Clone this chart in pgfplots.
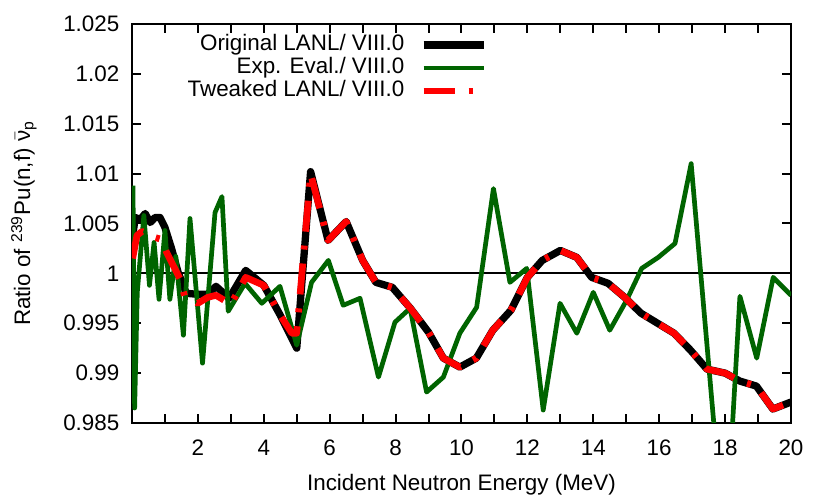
\documentclass[border=0pt]{standalone}
\usepackage{fontspec}
\setmainfont{Liberation Sans}
\usepackage{amsmath}
\usepackage{pgfplots}
\pgfplotsset{compat=1.18}
\definecolor{dkgreen}{RGB}{0,100,0}

\begin{document}
\begin{tikzpicture}
\useasboundingbox (-66pt,-37.5pt) rectangle (349pt,211.5pt);
\begin{axis}[
    scale only axis,
    width=329.5pt, height=199.5pt,
    xmin=0, xmax=20,
    ymin=0.985, ymax=1.025,
    font=\fontsize{11.2}{13}\selectfont,
    axis line style={line width=1pt},
    every tick/.style={black, line width=1pt},
    tick pos=both, tick align=inside,
    major tick length=4.5pt, minor tick length=4.5pt,
    xtick={2,4,...,20},
    minor xtick={1,3,...,19},
    ytick={0.985,0.99,0.995,1,1.005,1.01,1.015,1.02,1.025},
    /pgf/number format/assume math mode=true,
    yticklabel style={/pgf/number format/fixed, /pgf/number format/precision=3, xshift=-2.8pt},
    xticklabel style={yshift=-4.8pt},
    xlabel={Incident Neutron Energy (MeV)},
    ylabel={Ratio of \textsuperscript{239}Pu(n,f) $\bar{\text{ν}}_{\text{p}}$},
    xlabel style={at={(axis description cs:0.5,-0.170)}, anchor=base},
    ylabel style={at={(axis description cs:-0.164,0.5)}, anchor=center},
    legend plot pos=right,
    legend cell align=right,
    legend style={draw=none, fill=none, at={(0.539,0.976)}, anchor=north east,
        inner sep=0pt, outer sep=0pt, column sep=7.8pt, row sep=0pt,
        nodes={inner sep=0pt, text height=8.5pt, text depth=3pt}},
    legend image code/.code={\draw[#1] (0pt,0pt) -- (30pt,0pt);},
    every axis plot/.append style={line join=round, line cap=butt},
]
% reference line at 1
\addplot[black, line width=1pt, forget plot] coordinates {(0,1) (20,1)};

% Original LANL / VIII.0
\addplot[black, line width=3.65pt] coordinates {
(0.0,1.0033) (0.1,1.0056) (0.25,1.0054) (0.4,1.0060) (0.55,1.0051)
(0.7,1.0056) (0.85,1.0056) (1.0,1.0046) (1.2,1.0025) (1.4,1.0001)
(1.65,0.9980) (2.0,0.9979) (2.3,0.9979) (2.55,0.9987) (2.95,0.9975)
(3.45,1.0003) (4.0,0.9988) (4.5,0.9958) (5.0,0.9925) (5.42,1.0102)
(5.95,1.0033) (6.5,1.0052) (7.0,1.0013) (7.4,0.9991) (7.9,0.9986)
(8.45,0.9965) (9.0,0.9941) (9.45,0.9915) (9.95,0.9906) (10.45,0.9915)
(10.95,0.9943) (11.5,0.9963) (12.0,0.9996) (12.45,1.0013) (13.0,1.0023)
(13.5,1.0016) (13.95,0.9996) (14.45,0.9990) (14.95,0.9976) (15.45,0.9960)
(15.95,0.9950) (16.45,0.9940) (16.95,0.9923) (17.45,0.9904) (18.0,0.9900)
(18.45,0.9892) (18.95,0.9887) (19.45,0.9864) (20.0,0.9871)
};

% Exp. Eval. / VIII.0
\addplot[dkgreen, line width=2.35pt] coordinates {
(0.03,1.0088) (0.08,0.9865) (0.16,0.9981) (0.36,1.0058) (0.53,0.9988)
(0.67,1.0031) (0.82,0.9974) (1.0,1.0043) (1.15,0.9974) (1.33,1.0017)
(1.56,0.9938) (1.76,1.0055) (2.14,0.9910) (2.52,1.0061) (2.73,1.0077)
(2.92,0.9962) (3.43,0.9990) (3.94,0.9970) (4.49,0.9987) (5.0,0.9928)
(5.45,0.9991) (5.96,1.0013) (6.41,0.9968) (6.92,0.9975) (7.48,0.9896)
(7.98,0.9951) (8.44,0.9965) (8.94,0.9881) (9.45,0.9896) (9.95,0.9940)
(10.46,0.9966) (10.97,1.0085) (11.47,0.9991) (11.98,1.0005) (12.48,0.9863)
(12.99,0.9970) (13.5,0.9940) (14.0,0.9981) (14.5,0.9943) (15.01,0.9973)
(15.47,1.0005) (15.97,1.0016) (16.48,1.0030) (16.97,1.0110) (18.0,0.9720)
(18.45,0.9977) (18.96,0.9915) (19.46,0.9996) (20.0,0.9978)
};

% Tweaked LANL / VIII.0
\addplot[red, line width=3.35pt, dash pattern=on 15.5pt off 7pt on 2pt off 7pt] coordinates {
(0.02,1.0015) (0.15,1.0038) (0.3,1.0042) (0.5,1.0040) (0.7,1.0036)
(0.9,1.0034) (1.05,1.0021) (1.25,1.0008) (1.45,0.9995) (1.6,0.9977)
(2.0,0.9970) (2.3,0.9976) (2.55,0.9978) (2.75,0.9974) (3.0,0.9969)
(3.45,0.9996) (4.0,0.9988) (4.5,0.9958) (4.85,0.9940) (5.0,0.9940)
(5.42,1.0100) (5.95,1.0033) (6.5,1.0052) (7.0,1.0013) (7.4,0.9991)
(7.9,0.9986) (8.45,0.9965) (9.0,0.9941) (9.45,0.9915) (9.95,0.9906)
(10.45,0.9915) (10.95,0.9943) (11.5,0.9963) (12.0,0.9996) (12.45,1.0013)
(13.0,1.0023) (13.5,1.0016) (13.95,0.9996) (14.45,0.9990) (14.95,0.9976)
(15.45,0.9960) (15.95,0.9950) (16.45,0.9940) (16.95,0.9923) (17.45,0.9904)
(18.0,0.9900) (18.45,0.9892) (18.95,0.9887) (19.45,0.9864) (20.0,0.9871)
};
\legend{Original LANL/ VIII.0, Exp. Eval./ VIII.0, Tweaked LANL/ VIII.0}
\end{axis}
\end{tikzpicture}
\end{document}
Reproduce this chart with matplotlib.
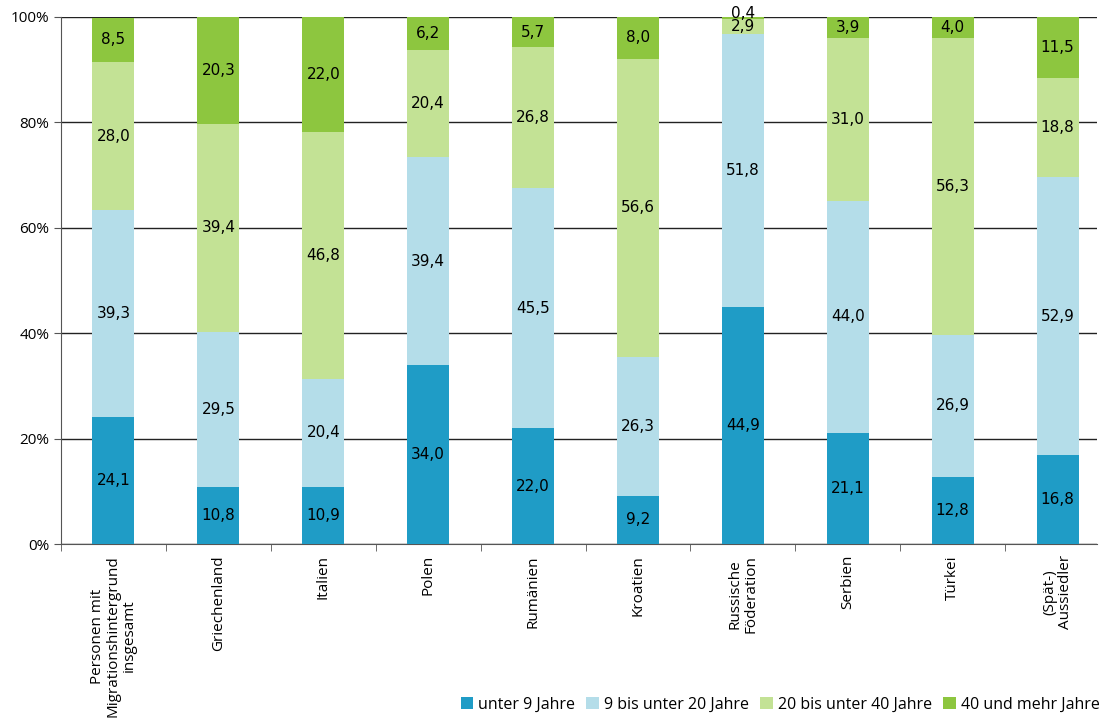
import matplotlib
matplotlib.use("Agg")
import matplotlib.pyplot as plt
import numpy as np

plt.rcParams['font.family'] = ['Open Sans', 'DejaVu Sans']

categories = [
    "Personen mit\nMigrationshintergrund\ninsgesamt",
    "Griechenland", "Italien", "Polen", "Rumänien", "Kroatien",
    "Russische\nFöderation", "Serbien", "Türkei", "(Spät-)\nAussiedler",
]
series_names = ["unter 9 Jahre", "9 bis unter 20 Jahre",
                "20 bis unter 40 Jahre", "40 und mehr Jahre"]
unter_9 = [24.1, 10.8, 10.9, 34.0, 22.0, 9.2, 44.9, 21.1, 12.8, 16.8]
von_9_bis_20 = [39.3, 29.5, 20.4, 39.4, 45.5, 26.3, 51.8, 44.0, 26.9, 52.9]
von_20_bis_40 = [28.0, 39.4, 46.8, 20.4, 26.8, 56.6, 2.9, 31.0, 56.3, 18.8]
ab_40 = [8.5, 20.3, 22.0, 6.2, 5.7, 8.0, 0.4, 3.9, 4.0, 11.5]
colors = ["#1f9cc6", "#b4dde9", "#c3e295", "#8dc63f"]

fig = plt.figure(figsize=(11.05, 7.2), dpi=100)
# one category = ~104.9 px, axis ends at x=1097 px
ax = fig.add_axes([61 / 1105, 1 - 544 / 720, 1036 / 1105, 527 / 720])

x = np.arange(len(categories))
bottom = np.zeros(len(categories))
for name, vals, col in zip(series_names, [unter_9, von_9_bis_20, von_20_bis_40, ab_40], colors):
    vals = np.array(vals)
    ax.bar(x, vals, width=0.4, bottom=bottom, color=col, label=name, zorder=3)
    for xi, b, v in zip(x, bottom, vals):
        y = b + v / 2
        if v < 1:
            y = b + v + 0.6
        ax.text(xi, y, f"{v:.1f}".replace(".", ","), ha="center", va="center",
                fontsize=11, color="black", family="DejaVu Sans", zorder=4)
    bottom += vals

ax.set_xlim(-0.5, -0.5 + 1036 / 104.9)
ax.set_ylim(0, 100)
ax.set_yticks(np.arange(0, 101, 20))
ax.set_yticklabels([f"{v}%" for v in range(0, 101, 20)], fontsize=11)
ax.yaxis.grid(True, color="#222222", linewidth=1.0, zorder=1)
ax.set_axisbelow(True)

ax.set_xticks(x)
ax.set_xticklabels(categories, rotation=90, ha="center", va="top",
                   multialignment="center", fontsize=11, linespacing=1.1)
ax.tick_params(axis="x", length=0, pad=8)
ax.set_xticks(np.arange(-0.5, len(categories) - 0.5, 1), minor=True)
ax.tick_params(axis="x", which="minor", length=5, color="#555555")
ax.tick_params(axis="y", length=5, color="#555555")

for s in ["top", "right"]:
    ax.spines[s].set_visible(False)
ax.spines["left"].set_color("#555555")
ax.spines["bottom"].set_color("#555555")

fig.legend(loc="lower right", bbox_to_anchor=(1.008, -0.01), ncol=4, frameon=False,
           fontsize=11.5, handlelength=0.8, handleheight=0.8, handletextpad=0.3,
           columnspacing=0.7)

fig.savefig("out.png", dpi=100)
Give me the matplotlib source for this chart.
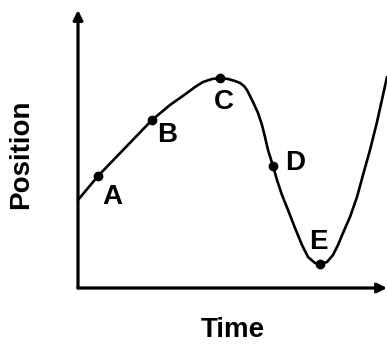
import matplotlib
matplotlib.use("Agg")
import matplotlib.pyplot as plt

# Curve (arbitrary units)
time = [0, 20, 47, 74, 92, 109, 117, 125, 134, 142, 150, 157, 162, 166, 169, 175, 180,
        184, 187, 190, 195, 199, 204, 210, 217, 224, 230, 237, 242, 249, 255, 260, 265,
        272, 279, 285, 292, 299, 305, 309]
position = [88, 112, 140, 168, 183, 195, 201, 206, 209, 210, 209, 207, 205, 202, 198, 186, 175,
            163, 151, 138, 122, 108, 93, 78, 60, 43, 31, 25, 24, 26, 33, 43, 55,
            71, 91, 113, 138, 166, 193, 211]

# Labelled points
point_labels = ["A", "B", "C", "D", "E"]
point_time = [20, 74, 142, 195, 242]
point_pos = [112, 168, 210, 122, 24]
label_offsets = [(14, -21), (15, -15), (4, -24), (22, 3), (-2, 22)]

plt.rcParams["font.family"] = ["Liberation Sans", "DejaVu Sans"]
plt.rcParams["font.weight"] = "bold"

fig = plt.figure(figsize=(3.87, 3.46), dpi=100)
ax = fig.add_axes([78 / 387, 58 / 346, 309 / 387, 278 / 346])
ax.set_xlim(0, 309)
ax.set_ylim(0, 278)
ax.axis("off")

# Axes drawn as arrows
arrow = dict(arrowstyle="-|>", lw=2.3, color="black", mutation_scale=14,
             shrinkA=0, shrinkB=0)
ax.annotate("", xy=(0, 1), xytext=(0, 0), xycoords="axes fraction", arrowprops=arrow,
            annotation_clip=False)
ax.annotate("", xy=(1, 0), xytext=(0, 0), xycoords="axes fraction", arrowprops=arrow,
            annotation_clip=False)

ax.plot(time, position, color="black", lw=1.9, clip_on=False,
        solid_capstyle="round", solid_joinstyle="round")
ax.plot(point_time, point_pos, "o", color="black", markersize=6, clip_on=False)

for lab, t, p, off in zip(point_labels, point_time, point_pos, label_offsets):
    ax.annotate(lab, xy=(t, p), xytext=off, textcoords="offset pixels",
                ha="center", va="center", fontsize=20, fontweight="bold")

fig.text(21 / 387, 1 - 154 / 346, "Position", rotation=90, ha="center", va="center",
         fontsize=20, fontweight="bold")
fig.text(233 / 387, 1 - 330 / 346, "Time", ha="center", va="center",
         fontsize=20, fontweight="bold")

fig.savefig("out.png", dpi=100)
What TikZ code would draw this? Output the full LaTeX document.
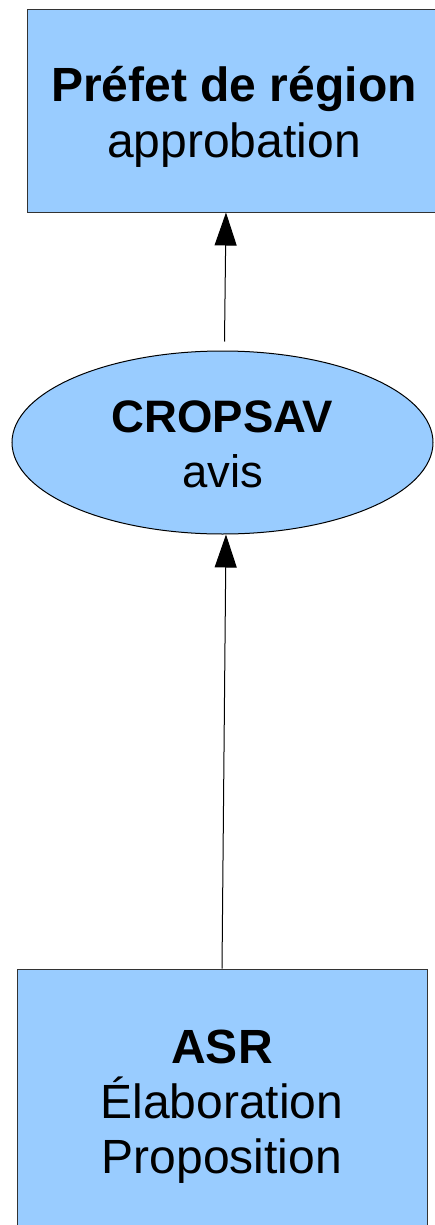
•••••
== EXERCISE OBJECTIVE ==
Please reproduce the listing exactly from its opening line through the line that contains "line width=1pt, forget", both included, with all pictures omitted.

== OUTPUT OF THE TASK ==
Clone this chart in pgfplots.
\documentclass[border=0pt]{standalone}
\usepackage{fontspec}
\setmainfont{Liberation Sans}
\usepackage{amsmath}
\usepackage{pgfplots}
\pgfplotsset{compat=1.18}
\definecolor{dkgreen}{RGB}{0,100,0}

\begin{document}
\begin{tikzpicture}
\useasboundingbox (-66pt,-37.5pt) rectangle (349pt,211.5pt);
\begin{axis}[
    scale only axis,
    width=329.5pt, height=199.5pt,
    xmin=0, xmax=20,
    ymin=0.985, ymax=1.025,
    font=\fontsize{11.2}{13}\selectfont,
    axis line style={line width=1pt},
    every tick/.style={black, line width=1pt},
    tick pos=both, tick align=inside,
    major tick length=4.5pt, minor tick length=4.5pt,
    xtick={2,4,...,20},
    minor xtick={1,3,...,19},
    ytick={0.985,0.99,0.995,1,1.005,1.01,1.015,1.02,1.025},
    /pgf/number format/assume math mode=true,
    yticklabel style={/pgf/number format/fixed, /pgf/number format/precision=3, xshift=-2.8pt},
    xticklabel style={yshift=-4.8pt},
    xlabel={Incident Neutron Energy (MeV)},
    ylabel={Ratio of \textsuperscript{239}Pu(n,f) $\bar{\text{ν}}_{\text{p}}$},
    xlabel style={at={(axis description cs:0.5,-0.170)}, anchor=base},
    ylabel style={at={(axis description cs:-0.164,0.5)}, anchor=center},
    legend plot pos=right,
    legend cell align=right,
    legend style={draw=none, fill=none, at={(0.539,0.976)}, anchor=north east,
        inner sep=0pt, outer sep=0pt, column sep=7.8pt, row sep=0pt,
        nodes={inner sep=0pt, text height=8.5pt, text depth=3pt}},
    legend image code/.code={\draw[#1] (0pt,0pt) -- (30pt,0pt);},
    every axis plot/.append style={line join=round, line cap=butt},
]
% reference line at 1
\addplot[black, line width=1pt, forget plot] coordinates {(0,1) (20,1)};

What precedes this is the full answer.